** Begin DATA EXCERPT **

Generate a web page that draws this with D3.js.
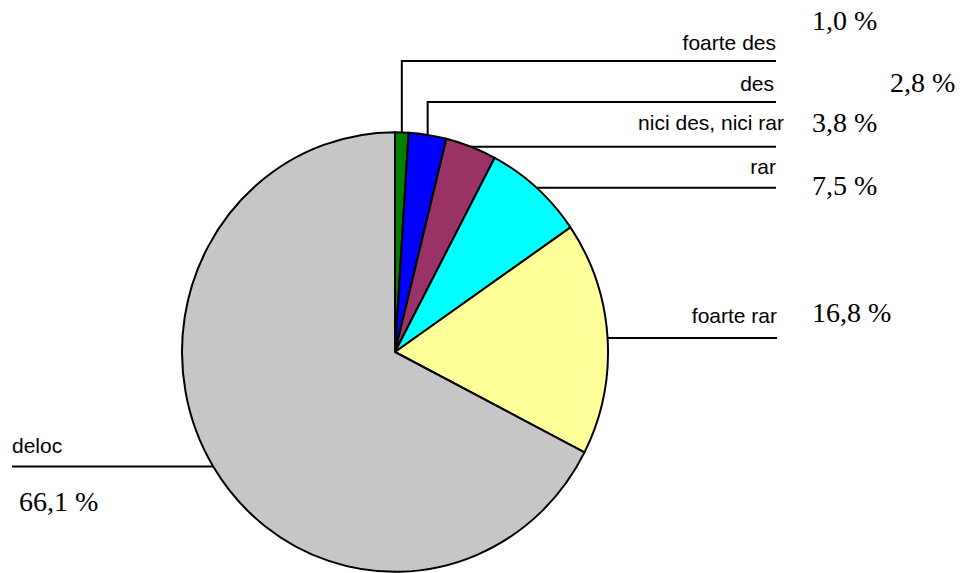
<!DOCTYPE html>
<html lang="ro">
<head>
    <meta charset="UTF-8">
    <title>Pie</title>
    <style>
        body { margin: 0; background: #fff; }
        .lbl { font-family: 'Liberation Sans', Arial, sans-serif; font-size: 21px; fill: #000; }
        .pct { font-family: 'Liberation Serif', 'Times New Roman', serif; font-size: 28px; fill: #000; }
        .leader { fill: none; stroke: #000; stroke-width: 2px; }
    </style>
</head>
<body>
    <svg id="chart" width="965" height="573"></svg>

    <script src="https://d3js.org/d3.v7.min.js"></script>
    <script>
        // Data
        const categories = ["foarte des", "des", "nici des, nici rar", "rar", "foarte rar", "deloc"];
        const values = [1.0, 2.8, 3.8, 7.5, 16.8, 66.1];
        const pctLabels = ["1,0 %", "2,8 %", "3,8 %", "7,5 %", "16,8 %", "66,1 %"];
        const colors = ["#008000", "#0000ff", "#993366", "#00ffff", "#ffff99", "#c6c6c6"];

        // Layout (label placement around the pie)
        const cx = 395, cy = 352, r = 213, sy = 1.032;
        const elbowY = [61, 102, null, null, null, null];     // leaders that go up first
        const lineEnd = [776, 776, 776, 776, 777, 12];
        const labelPos = [[776, 50, "end"], [774, 91, "end"], [784, 130, "end"], [776, 174, "end"], [777, 323, "end"], [12, 453, "start"]];
        const pctPos = [[812, 30], [890, 92], [812, 132], [812, 195], [812, 322], [19, 511]];

        const svg = d3.select("#chart");

        const pie = d3.pie().sort(null).value(d => d);
        const arcs = pie(values);
        const arc = d3.arc().innerRadius(0).outerRadius(r);

        const g = svg.append("g")
            .attr("transform", "translate(" + cx + "," + cy + ") scale(1," + sy + ")");

        g.selectAll("path")
            .data(arcs)
            .enter().append("path")
            .attr("d", arc)
            .attr("fill", (d, i) => colors[i])
            .attr("stroke", "#000")
            .attr("stroke-width", 2)
            .attr("stroke-linejoin", "round")
            .attr("vector-effect", "non-scaling-stroke");

        // leader lines from the middle of each slice edge
        arcs.forEach((d, i) => {
            const a = (d.startAngle + d.endAngle) / 2;
            const px = cx + r * Math.sin(a);
            const py = cy - r * sy * Math.cos(a);
            let pts;
            if (elbowY[i] !== null) {
                pts = [[px, py], [px, elbowY[i]], [lineEnd[i], elbowY[i]]];
            } else {
                pts = [[px, py], [lineEnd[i], py]];
            }
            svg.append("path")
                .attr("class", "leader")
                .attr("d", d3.line()(pts));
        });

        svg.selectAll(".lbl")
            .data(categories)
            .enter().append("text")
            .attr("class", "lbl")
            .attr("x", (d, i) => labelPos[i][0])
            .attr("y", (d, i) => labelPos[i][1])
            .attr("text-anchor", (d, i) => labelPos[i][2])
            .text(d => d);

        svg.selectAll(".pct")
            .data(pctLabels)
            .enter().append("text")
            .attr("class", "pct")
            .attr("x", (d, i) => pctPos[i][0])
            .attr("y", (d, i) => pctPos[i][1])
            .text(d => d);
    </script>
</body>
</html>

** End DATA EXCERPT **

_REQUIREMENTS_
Repeat the data exactly, excluding the pictures.

_WRITTEN RESPONSE_
Generate a web page that draws this with D3.js.
<!DOCTYPE html>
<html lang="ro">
<head>
    <meta charset="UTF-8">
    <title>Pie</title>
    <style>
        body { margin: 0; background: #fff; }
        .lbl { font-family: 'Liberation Sans', Arial, sans-serif; font-size: 21px; fill: #000; }
        .pct { font-family: 'Liberation Serif', 'Times New Roman', serif; font-size: 28px; fill: #000; }
        .leader { fill: none; stroke: #000; stroke-width: 2px; }
    </style>
</head>
<body>
    <svg id="chart" width="965" height="573"></svg>

    <script src="https://d3js.org/d3.v7.min.js"></script>
    <script>
        // Data
        const categories = ["foarte des", "des", "nici des, nici rar", "rar", "foarte rar", "deloc"];
        const values = [1.0, 2.8, 3.8, 7.5, 16.8, 66.1];
        const pctLabels = ["1,0 %", "2,8 %", "3,8 %", "7,5 %", "16,8 %", "66,1 %"];
        const colors = ["#008000", "#0000ff", "#993366", "#00ffff", "#ffff99", "#c6c6c6"];

        // Layout (label placement around the pie)
        const cx = 395, cy = 352, r = 213, sy = 1.032;
        const elbowY = [61, 102, null, null, null, null];     // leaders that go up first
        const lineEnd = [776, 776, 776, 776, 777, 12];
        const labelPos = [[776, 50, "end"], [774, 91, "end"], [784, 130, "end"], [776, 174, "end"], [777, 323, "end"], [12, 453, "start"]];
        const pctPos = [[812, 30], [890, 92], [812, 132], [812, 195], [812, 322], [19, 511]];

        const svg = d3.select("#chart");

        const pie = d3.pie().sort(null).value(d => d);
        const arcs = pie(values);
        const arc = d3.arc().innerRadius(0).outerRadius(r);

        const g = svg.append("g")
            .attr("transform", "translate(" + cx + "," + cy + ") scale(1," + sy + ")");

        g.selectAll("path")
            .data(arcs)
            .enter().append("path")
            .attr("d", arc)
            .attr("fill", (d, i) => colors[i])
            .attr("stroke", "#000")
            .attr("stroke-width", 2)
            .attr("stroke-linejoin", "round")
            .attr("vector-effect", "non-scaling-stroke");

        // leader lines from the middle of each slice edge
        arcs.forEach((d, i) => {
            const a = (d.startAngle + d.endAngle) / 2;
            const px = cx + r * Math.sin(a);
            const py = cy - r * sy * Math.cos(a);
            let pts;
            if (elbowY[i] !== null) {
                pts = [[px, py], [px, elbowY[i]], [lineEnd[i], elbowY[i]]];
            } else {
                pts = [[px, py], [lineEnd[i], py]];
            }
            svg.append("path")
                .attr("class", "leader")
                .attr("d", d3.line()(pts));
        });

        svg.selectAll(".lbl")
            .data(categories)
            .enter().append("text")
            .attr("class", "lbl")
            .attr("x", (d, i) => labelPos[i][0])
            .attr("y", (d, i) => labelPos[i][1])
            .attr("text-anchor", (d, i) => labelPos[i][2])
            .text(d => d);

        svg.selectAll(".pct")
            .data(pctLabels)
            .enter().append("text")
            .attr("class", "pct")
            .attr("x", (d, i) => pctPos[i][0])
            .attr("y", (d, i) => pctPos[i][1])
            .text(d => d);
    </script>
</body>
</html>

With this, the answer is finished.